§ **Goal**:
Leaving out every picture, copy the lines of the data exactly, from the first through the line containing "const strain = [-3.3, -2.5, -1.8, -1.0, -0.2, 0];".
*** Dataset excerpt
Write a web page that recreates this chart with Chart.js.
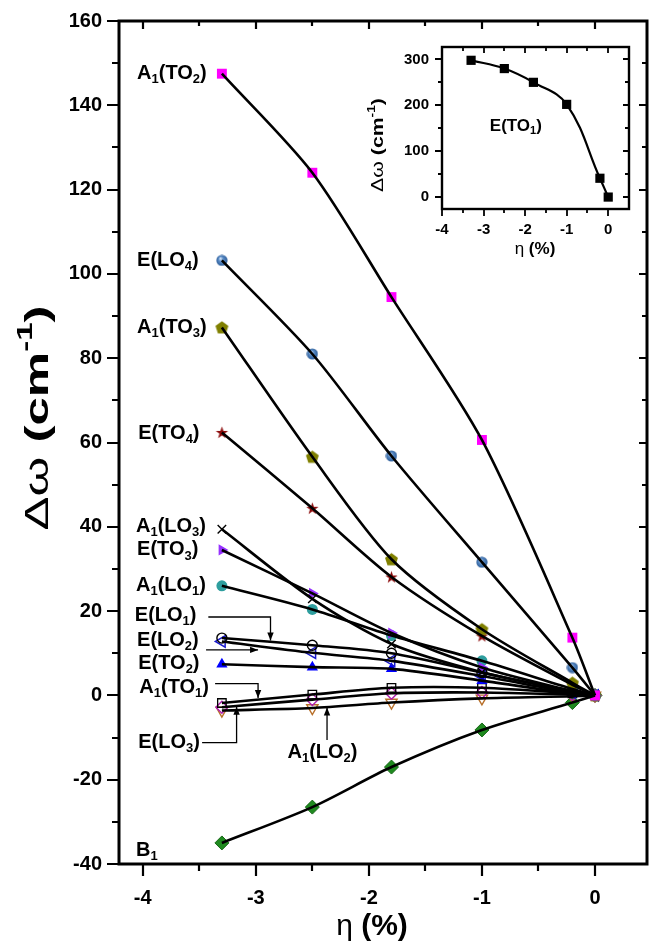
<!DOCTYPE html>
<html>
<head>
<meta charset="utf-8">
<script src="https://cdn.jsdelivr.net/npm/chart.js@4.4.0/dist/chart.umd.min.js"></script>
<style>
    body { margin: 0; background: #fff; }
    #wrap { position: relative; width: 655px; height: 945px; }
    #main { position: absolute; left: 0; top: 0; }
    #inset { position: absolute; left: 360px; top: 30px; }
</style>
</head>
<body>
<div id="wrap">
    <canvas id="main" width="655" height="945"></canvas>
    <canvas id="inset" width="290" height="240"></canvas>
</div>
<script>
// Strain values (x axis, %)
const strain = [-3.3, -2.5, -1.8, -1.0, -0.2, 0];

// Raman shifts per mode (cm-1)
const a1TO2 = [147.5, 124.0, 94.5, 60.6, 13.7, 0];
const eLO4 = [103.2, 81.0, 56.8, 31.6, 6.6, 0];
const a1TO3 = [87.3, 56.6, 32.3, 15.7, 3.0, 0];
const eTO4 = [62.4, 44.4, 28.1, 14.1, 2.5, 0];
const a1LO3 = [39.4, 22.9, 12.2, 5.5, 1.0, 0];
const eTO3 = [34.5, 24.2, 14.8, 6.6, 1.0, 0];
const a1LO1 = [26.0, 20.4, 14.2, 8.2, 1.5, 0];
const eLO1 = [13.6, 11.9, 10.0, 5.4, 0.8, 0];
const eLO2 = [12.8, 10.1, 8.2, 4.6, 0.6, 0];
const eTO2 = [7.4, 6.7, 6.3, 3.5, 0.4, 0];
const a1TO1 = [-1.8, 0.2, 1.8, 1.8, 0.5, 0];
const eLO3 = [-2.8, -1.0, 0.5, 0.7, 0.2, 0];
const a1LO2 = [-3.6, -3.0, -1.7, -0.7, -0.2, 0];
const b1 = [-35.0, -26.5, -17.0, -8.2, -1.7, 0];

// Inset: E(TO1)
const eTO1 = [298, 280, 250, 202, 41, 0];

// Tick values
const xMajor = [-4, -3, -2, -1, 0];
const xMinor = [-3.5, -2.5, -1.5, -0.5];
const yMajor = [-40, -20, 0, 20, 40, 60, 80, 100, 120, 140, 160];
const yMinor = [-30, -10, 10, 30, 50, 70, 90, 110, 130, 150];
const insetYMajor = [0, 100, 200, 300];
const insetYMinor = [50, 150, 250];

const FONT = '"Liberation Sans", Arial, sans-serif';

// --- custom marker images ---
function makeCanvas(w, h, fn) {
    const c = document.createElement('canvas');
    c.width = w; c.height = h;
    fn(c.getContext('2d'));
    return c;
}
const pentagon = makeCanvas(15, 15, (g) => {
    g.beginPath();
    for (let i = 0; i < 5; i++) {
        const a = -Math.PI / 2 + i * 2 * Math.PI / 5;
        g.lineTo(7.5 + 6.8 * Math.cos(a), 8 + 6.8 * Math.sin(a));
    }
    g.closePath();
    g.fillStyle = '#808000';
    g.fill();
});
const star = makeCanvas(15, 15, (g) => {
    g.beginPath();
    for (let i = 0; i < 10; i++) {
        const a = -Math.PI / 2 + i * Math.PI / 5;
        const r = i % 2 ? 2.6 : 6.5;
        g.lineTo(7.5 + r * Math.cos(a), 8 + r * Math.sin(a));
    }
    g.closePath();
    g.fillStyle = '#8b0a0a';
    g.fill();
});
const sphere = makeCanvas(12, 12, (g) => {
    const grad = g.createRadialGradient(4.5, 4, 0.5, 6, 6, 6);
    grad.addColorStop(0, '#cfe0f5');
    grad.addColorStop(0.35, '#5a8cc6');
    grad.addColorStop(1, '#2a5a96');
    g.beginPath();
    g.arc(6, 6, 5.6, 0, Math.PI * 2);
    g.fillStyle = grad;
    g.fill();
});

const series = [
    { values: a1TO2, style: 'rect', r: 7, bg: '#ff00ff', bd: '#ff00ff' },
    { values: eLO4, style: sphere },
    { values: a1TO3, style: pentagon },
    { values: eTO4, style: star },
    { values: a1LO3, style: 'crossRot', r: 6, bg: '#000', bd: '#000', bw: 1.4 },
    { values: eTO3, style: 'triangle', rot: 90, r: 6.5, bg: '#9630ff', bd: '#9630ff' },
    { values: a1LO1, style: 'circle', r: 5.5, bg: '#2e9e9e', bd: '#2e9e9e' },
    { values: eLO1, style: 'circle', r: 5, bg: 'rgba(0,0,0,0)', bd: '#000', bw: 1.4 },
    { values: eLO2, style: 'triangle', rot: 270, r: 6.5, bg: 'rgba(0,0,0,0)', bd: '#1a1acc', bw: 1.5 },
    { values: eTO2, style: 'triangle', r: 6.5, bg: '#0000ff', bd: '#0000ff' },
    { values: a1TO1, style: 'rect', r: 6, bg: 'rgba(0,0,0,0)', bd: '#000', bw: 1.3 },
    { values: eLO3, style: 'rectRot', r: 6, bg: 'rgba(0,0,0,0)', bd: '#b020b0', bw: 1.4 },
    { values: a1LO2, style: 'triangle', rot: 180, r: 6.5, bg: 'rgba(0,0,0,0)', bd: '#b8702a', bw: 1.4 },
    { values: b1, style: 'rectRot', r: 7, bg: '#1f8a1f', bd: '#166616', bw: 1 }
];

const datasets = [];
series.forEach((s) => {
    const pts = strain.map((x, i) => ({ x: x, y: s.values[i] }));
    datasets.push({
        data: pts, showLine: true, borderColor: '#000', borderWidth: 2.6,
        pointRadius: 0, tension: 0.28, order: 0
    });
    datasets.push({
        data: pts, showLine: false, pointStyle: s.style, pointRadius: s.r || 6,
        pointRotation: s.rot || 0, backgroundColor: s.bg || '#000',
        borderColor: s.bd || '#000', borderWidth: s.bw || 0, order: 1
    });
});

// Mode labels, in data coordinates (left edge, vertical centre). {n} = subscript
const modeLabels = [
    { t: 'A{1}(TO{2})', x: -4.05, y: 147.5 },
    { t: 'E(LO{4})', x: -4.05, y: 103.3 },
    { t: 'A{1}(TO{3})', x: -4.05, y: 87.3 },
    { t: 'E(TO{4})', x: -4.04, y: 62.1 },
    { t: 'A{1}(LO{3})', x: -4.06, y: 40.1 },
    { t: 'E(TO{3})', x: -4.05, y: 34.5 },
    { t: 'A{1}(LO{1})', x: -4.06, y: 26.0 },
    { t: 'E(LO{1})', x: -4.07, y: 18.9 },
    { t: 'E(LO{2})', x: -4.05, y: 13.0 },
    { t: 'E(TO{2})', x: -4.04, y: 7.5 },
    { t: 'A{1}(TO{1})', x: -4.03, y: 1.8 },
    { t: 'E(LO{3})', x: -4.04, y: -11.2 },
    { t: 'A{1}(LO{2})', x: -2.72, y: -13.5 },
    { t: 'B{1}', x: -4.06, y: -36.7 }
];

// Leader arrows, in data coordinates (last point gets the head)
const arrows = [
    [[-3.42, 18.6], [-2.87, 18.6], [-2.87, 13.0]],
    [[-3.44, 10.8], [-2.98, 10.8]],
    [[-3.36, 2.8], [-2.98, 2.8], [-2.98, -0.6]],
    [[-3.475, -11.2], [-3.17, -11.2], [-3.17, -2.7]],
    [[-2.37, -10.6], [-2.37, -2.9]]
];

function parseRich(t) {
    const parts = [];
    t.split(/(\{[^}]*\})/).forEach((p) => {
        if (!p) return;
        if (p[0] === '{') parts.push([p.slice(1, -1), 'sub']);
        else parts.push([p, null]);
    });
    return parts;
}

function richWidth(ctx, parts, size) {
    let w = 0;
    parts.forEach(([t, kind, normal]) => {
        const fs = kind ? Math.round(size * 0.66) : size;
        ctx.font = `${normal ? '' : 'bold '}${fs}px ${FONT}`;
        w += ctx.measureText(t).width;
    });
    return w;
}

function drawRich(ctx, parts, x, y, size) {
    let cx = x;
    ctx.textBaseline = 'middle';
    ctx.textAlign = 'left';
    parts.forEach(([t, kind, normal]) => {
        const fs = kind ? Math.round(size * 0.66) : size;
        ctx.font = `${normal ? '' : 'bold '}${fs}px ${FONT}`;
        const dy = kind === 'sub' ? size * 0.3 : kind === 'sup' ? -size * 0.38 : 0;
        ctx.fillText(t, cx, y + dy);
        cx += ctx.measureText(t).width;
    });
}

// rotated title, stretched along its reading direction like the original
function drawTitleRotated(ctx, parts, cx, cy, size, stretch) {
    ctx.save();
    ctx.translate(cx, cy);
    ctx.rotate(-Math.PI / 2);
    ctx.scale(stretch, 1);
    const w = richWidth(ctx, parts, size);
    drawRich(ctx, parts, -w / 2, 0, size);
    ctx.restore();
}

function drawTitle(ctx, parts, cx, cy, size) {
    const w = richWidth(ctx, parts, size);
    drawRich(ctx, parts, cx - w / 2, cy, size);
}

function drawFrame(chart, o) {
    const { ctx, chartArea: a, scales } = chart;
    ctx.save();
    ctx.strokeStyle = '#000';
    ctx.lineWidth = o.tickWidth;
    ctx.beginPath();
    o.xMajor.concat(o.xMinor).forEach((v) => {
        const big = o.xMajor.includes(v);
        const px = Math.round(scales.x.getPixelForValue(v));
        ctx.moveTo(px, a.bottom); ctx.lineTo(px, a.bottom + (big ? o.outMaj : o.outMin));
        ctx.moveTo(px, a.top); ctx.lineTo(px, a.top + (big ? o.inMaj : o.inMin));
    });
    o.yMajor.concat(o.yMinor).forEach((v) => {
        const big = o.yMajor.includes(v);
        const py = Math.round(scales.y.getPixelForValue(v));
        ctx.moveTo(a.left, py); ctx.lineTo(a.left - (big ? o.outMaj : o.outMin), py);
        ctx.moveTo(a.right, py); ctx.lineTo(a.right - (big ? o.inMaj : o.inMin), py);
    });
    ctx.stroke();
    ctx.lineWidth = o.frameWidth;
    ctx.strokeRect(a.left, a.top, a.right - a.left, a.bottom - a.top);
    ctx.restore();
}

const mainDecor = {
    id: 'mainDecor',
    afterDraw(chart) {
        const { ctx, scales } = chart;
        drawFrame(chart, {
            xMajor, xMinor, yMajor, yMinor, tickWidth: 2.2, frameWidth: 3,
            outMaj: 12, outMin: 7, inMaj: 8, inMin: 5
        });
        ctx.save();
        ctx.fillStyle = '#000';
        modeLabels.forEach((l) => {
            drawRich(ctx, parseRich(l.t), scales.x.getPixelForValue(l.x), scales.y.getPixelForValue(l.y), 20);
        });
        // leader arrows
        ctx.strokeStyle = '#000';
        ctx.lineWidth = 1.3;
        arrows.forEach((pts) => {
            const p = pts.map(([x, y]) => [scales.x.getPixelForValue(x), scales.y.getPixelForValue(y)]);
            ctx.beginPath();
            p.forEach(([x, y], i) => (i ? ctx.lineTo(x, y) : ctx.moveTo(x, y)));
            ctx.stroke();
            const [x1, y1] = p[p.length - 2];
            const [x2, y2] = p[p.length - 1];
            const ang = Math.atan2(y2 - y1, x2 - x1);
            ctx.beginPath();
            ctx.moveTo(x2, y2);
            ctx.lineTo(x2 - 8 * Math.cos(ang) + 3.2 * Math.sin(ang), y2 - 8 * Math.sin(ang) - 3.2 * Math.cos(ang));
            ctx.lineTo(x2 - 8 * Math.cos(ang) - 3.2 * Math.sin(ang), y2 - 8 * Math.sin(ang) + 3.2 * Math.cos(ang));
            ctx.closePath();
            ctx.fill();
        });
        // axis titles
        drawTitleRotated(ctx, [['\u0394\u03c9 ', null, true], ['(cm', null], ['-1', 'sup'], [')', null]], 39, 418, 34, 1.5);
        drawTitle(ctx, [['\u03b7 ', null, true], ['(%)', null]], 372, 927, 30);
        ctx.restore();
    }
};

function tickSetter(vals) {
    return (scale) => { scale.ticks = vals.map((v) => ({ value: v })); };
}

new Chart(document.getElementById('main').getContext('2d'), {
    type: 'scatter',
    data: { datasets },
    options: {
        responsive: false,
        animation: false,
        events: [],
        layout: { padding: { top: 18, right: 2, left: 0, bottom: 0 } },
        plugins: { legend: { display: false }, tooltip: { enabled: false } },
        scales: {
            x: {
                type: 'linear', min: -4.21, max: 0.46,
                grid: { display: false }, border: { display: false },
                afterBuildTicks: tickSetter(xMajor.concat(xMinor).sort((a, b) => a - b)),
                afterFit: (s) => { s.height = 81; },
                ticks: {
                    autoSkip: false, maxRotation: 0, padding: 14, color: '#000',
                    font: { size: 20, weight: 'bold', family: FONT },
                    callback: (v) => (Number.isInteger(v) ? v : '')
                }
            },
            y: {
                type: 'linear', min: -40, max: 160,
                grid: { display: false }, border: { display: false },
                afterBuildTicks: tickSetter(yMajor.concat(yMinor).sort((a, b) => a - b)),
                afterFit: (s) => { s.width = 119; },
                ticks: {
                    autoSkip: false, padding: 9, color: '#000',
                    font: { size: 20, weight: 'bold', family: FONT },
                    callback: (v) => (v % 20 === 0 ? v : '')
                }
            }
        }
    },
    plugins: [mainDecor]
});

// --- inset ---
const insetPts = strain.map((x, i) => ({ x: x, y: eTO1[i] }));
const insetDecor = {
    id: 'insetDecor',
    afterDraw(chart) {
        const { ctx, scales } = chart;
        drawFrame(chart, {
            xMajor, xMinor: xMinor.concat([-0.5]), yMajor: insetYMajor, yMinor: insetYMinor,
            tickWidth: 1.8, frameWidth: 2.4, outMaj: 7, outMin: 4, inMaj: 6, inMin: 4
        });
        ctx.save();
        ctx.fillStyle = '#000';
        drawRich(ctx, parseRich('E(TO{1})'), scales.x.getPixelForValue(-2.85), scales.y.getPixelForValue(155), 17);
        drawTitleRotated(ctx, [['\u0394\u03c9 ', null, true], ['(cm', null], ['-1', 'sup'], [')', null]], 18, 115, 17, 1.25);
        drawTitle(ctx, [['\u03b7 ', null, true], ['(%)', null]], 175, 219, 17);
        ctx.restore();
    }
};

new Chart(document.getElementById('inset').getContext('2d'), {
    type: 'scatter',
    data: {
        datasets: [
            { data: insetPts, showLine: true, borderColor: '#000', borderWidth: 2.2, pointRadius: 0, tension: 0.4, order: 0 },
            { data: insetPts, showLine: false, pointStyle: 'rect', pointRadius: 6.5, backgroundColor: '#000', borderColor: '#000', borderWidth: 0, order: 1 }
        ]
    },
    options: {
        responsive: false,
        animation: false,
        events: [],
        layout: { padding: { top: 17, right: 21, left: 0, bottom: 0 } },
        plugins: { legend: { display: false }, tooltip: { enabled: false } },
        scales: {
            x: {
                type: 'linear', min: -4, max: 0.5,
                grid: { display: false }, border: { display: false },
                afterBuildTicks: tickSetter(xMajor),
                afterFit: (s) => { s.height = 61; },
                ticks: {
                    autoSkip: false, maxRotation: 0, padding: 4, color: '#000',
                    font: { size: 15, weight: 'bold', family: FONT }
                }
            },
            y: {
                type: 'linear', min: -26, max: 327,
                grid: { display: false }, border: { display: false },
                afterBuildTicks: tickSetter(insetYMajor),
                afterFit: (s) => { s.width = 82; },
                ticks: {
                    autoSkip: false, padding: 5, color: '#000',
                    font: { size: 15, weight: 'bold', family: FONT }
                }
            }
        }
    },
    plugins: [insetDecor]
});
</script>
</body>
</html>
******
§ **Exercise result**:
Write a web page that recreates this chart with Chart.js.
<!DOCTYPE html>
<html>
<head>
<meta charset="utf-8">
<script src="https://cdn.jsdelivr.net/npm/chart.js@4.4.0/dist/chart.umd.min.js"></script>
<style>
    body { margin: 0; background: #fff; }
    #wrap { position: relative; width: 655px; height: 945px; }
    #main { position: absolute; left: 0; top: 0; }
    #inset { position: absolute; left: 360px; top: 30px; }
</style>
</head>
<body>
<div id="wrap">
    <canvas id="main" width="655" height="945"></canvas>
    <canvas id="inset" width="290" height="240"></canvas>
</div>
<script>
// Strain values (x axis, %)
const strain = [-3.3, -2.5, -1.8, -1.0, -0.2, 0];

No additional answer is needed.